=== Required task ===
From the entries below, copy exactly the lines from the one that contains "Output the Python" through the one that contains "import plotly.graph_objects as go", both included, and only those.
** START Records to use **
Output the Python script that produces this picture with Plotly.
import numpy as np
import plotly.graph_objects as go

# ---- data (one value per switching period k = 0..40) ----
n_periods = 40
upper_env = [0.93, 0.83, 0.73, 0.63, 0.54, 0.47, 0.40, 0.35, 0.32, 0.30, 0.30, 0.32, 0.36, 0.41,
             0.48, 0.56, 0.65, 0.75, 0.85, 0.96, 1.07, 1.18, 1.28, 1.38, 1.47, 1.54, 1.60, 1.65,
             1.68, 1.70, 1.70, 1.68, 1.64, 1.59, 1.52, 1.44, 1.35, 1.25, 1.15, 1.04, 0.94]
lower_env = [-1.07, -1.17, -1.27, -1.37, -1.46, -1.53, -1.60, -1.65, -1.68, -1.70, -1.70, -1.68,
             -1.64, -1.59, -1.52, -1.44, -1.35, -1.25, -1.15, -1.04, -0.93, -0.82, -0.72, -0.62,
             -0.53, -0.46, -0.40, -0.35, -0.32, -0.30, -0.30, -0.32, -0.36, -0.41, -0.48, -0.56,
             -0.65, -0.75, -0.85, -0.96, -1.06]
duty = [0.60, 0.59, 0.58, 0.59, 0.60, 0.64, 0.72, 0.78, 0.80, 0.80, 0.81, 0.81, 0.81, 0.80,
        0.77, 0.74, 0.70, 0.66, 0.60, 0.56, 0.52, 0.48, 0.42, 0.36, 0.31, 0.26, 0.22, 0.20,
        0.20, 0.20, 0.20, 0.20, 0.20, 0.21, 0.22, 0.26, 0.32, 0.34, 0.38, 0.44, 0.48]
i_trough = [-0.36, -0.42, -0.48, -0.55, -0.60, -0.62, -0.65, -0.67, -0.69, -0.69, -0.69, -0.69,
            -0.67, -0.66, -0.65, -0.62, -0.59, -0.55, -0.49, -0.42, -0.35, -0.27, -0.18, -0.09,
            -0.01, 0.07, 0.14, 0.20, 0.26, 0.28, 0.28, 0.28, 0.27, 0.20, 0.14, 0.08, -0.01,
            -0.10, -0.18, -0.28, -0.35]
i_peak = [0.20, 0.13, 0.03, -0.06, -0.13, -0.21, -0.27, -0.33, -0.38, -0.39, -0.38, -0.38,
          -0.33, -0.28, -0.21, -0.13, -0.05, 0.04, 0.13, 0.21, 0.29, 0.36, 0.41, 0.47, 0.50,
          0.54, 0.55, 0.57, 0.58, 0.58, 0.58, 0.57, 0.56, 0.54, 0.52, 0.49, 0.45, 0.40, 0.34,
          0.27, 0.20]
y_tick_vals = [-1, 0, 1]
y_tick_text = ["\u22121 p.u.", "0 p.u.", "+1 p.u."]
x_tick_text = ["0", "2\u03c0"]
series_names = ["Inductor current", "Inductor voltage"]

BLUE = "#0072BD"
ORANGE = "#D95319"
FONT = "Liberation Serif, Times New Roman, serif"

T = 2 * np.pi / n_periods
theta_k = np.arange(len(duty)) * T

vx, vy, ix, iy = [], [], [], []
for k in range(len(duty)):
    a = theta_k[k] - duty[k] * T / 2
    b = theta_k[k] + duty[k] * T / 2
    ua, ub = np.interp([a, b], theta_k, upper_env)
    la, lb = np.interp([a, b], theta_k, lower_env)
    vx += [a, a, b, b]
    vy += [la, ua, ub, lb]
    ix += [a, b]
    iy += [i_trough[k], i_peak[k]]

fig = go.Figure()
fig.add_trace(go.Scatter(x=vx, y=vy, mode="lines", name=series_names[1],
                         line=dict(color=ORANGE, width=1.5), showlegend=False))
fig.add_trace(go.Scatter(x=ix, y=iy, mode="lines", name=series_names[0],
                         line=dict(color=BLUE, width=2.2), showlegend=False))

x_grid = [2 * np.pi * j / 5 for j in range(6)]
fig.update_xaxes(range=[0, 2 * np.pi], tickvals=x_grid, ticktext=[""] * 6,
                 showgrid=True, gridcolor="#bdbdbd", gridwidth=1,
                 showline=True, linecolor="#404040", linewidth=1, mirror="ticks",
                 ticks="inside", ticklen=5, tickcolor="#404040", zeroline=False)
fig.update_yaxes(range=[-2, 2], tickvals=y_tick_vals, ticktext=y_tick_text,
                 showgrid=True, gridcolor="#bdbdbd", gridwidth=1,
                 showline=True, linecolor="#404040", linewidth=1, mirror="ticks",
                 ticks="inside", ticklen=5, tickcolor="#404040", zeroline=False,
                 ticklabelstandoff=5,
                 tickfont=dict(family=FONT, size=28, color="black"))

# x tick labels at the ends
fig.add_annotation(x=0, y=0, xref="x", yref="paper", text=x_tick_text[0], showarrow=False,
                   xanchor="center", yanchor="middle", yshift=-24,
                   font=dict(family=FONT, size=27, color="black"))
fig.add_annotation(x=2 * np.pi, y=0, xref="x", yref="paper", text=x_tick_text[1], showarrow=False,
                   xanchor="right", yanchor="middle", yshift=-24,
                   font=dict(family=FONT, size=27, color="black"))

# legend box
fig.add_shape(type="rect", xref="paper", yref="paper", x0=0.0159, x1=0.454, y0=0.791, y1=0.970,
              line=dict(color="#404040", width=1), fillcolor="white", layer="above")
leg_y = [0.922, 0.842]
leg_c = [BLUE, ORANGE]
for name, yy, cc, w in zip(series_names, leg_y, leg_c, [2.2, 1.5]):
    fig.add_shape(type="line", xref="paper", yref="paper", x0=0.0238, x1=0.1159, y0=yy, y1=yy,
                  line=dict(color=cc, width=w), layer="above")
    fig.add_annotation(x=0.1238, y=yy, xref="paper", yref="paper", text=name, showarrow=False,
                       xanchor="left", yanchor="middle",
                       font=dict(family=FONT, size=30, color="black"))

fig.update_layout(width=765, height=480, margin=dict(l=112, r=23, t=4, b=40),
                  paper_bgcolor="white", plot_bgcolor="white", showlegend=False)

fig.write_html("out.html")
** END Records to use **
** START Records to use **
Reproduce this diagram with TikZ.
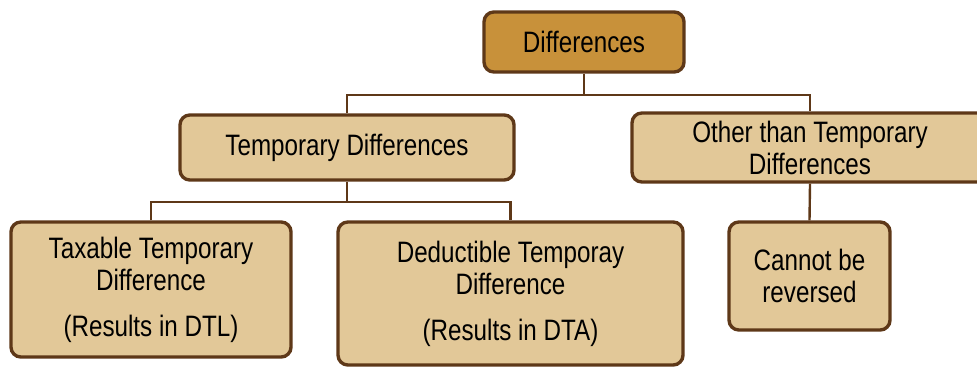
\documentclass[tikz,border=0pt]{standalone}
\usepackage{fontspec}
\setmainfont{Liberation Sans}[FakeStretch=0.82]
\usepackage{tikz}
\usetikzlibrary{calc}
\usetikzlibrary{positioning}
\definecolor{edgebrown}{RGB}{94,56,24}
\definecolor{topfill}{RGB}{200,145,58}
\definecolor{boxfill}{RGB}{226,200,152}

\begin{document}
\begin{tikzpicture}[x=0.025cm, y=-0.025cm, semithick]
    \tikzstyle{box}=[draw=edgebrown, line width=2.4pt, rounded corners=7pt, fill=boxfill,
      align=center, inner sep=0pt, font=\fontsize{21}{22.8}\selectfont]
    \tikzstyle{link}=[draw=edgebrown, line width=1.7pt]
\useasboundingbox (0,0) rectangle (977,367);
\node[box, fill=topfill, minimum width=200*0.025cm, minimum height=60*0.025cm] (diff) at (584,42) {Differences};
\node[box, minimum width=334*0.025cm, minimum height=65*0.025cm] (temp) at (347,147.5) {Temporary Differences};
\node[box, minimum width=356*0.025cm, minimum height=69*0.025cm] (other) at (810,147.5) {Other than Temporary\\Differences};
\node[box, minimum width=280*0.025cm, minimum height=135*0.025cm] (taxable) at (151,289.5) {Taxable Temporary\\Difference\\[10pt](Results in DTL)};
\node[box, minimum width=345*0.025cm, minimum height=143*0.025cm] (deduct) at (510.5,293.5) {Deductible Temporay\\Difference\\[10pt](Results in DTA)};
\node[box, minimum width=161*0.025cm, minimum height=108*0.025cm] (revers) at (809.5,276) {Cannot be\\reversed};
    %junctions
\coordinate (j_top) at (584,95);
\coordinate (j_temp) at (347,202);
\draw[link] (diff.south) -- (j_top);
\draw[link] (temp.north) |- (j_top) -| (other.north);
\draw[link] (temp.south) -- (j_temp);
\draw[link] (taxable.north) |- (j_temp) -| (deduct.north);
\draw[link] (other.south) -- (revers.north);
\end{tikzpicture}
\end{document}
** END Records to use **
** START Records to use **
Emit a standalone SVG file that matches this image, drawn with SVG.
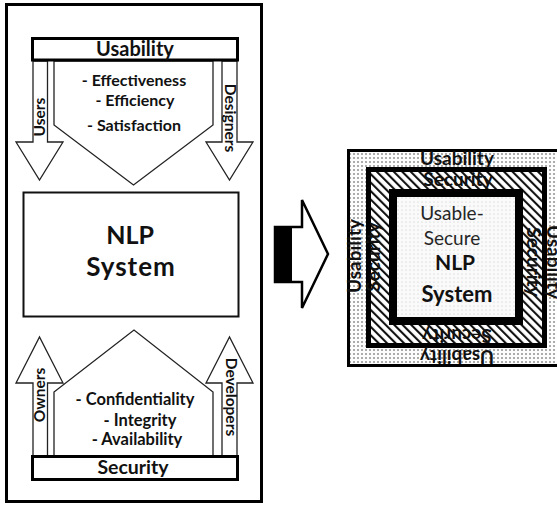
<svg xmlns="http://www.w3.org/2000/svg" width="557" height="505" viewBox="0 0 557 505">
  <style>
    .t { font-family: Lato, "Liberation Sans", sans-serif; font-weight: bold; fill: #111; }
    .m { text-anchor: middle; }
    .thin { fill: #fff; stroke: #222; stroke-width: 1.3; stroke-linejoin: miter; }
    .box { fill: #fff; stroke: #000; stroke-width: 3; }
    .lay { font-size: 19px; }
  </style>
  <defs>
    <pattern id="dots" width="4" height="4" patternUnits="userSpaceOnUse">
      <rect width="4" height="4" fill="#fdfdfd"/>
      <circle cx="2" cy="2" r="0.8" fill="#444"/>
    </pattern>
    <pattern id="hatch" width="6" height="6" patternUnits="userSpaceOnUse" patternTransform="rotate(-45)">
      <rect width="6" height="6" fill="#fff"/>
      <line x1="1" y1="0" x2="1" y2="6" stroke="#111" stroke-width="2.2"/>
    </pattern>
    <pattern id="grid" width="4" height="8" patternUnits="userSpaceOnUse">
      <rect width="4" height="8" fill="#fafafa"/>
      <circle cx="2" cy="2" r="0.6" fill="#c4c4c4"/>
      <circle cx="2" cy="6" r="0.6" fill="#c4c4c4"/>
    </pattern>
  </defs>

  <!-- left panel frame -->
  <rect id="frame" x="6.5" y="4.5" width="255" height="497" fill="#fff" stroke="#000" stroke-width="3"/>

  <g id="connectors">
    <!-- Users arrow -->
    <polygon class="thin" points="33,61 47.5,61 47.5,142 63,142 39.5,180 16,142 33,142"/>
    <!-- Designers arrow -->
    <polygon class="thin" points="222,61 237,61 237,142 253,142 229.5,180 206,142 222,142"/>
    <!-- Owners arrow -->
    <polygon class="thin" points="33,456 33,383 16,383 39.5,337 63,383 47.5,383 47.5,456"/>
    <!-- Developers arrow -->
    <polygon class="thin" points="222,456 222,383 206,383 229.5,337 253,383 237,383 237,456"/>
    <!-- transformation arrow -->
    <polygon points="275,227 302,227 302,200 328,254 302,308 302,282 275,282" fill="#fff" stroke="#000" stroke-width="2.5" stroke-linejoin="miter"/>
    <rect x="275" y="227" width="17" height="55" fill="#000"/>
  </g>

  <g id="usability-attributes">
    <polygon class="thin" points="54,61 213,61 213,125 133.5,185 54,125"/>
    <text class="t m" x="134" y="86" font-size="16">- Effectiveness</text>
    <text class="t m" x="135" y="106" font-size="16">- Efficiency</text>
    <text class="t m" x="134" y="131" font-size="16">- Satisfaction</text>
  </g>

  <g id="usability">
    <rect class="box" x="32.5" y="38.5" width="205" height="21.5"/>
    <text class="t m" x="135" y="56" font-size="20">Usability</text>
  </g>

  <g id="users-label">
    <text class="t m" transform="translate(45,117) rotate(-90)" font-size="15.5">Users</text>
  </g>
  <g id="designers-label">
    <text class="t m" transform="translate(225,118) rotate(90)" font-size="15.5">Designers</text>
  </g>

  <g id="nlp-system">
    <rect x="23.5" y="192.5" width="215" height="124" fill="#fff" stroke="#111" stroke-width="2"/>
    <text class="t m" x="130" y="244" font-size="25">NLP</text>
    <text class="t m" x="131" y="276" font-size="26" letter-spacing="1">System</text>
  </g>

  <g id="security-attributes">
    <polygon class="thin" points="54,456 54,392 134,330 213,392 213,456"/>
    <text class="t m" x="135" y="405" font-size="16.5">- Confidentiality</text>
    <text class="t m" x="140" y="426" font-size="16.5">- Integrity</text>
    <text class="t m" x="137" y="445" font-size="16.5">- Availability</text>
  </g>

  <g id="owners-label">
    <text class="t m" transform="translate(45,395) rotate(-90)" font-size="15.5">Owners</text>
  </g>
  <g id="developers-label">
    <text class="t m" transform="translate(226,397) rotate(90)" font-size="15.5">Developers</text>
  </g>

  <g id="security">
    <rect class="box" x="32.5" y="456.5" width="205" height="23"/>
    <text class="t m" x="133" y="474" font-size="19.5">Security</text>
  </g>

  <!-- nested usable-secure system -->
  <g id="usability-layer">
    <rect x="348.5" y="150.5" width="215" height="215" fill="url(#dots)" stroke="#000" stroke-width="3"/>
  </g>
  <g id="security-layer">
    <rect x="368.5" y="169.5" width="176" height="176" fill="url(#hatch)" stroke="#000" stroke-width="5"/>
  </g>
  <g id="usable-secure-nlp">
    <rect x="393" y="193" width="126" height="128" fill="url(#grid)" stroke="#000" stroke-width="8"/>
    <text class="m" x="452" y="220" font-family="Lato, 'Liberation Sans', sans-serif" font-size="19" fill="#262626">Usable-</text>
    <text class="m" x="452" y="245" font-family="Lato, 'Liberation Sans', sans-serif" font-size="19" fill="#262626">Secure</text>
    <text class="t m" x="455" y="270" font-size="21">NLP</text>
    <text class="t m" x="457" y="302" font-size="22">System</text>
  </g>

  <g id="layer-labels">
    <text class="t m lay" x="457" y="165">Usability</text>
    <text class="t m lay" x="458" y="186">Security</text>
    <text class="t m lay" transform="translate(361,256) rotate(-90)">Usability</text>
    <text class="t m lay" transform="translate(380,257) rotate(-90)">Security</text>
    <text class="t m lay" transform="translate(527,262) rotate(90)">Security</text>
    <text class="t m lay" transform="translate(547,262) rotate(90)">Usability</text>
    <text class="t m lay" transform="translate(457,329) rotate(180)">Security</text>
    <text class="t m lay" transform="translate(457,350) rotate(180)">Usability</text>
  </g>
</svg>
** END Records to use **
=== Solution below ===
Output the Python script that produces this picture with Plotly.
import numpy as np
import plotly.graph_objects as go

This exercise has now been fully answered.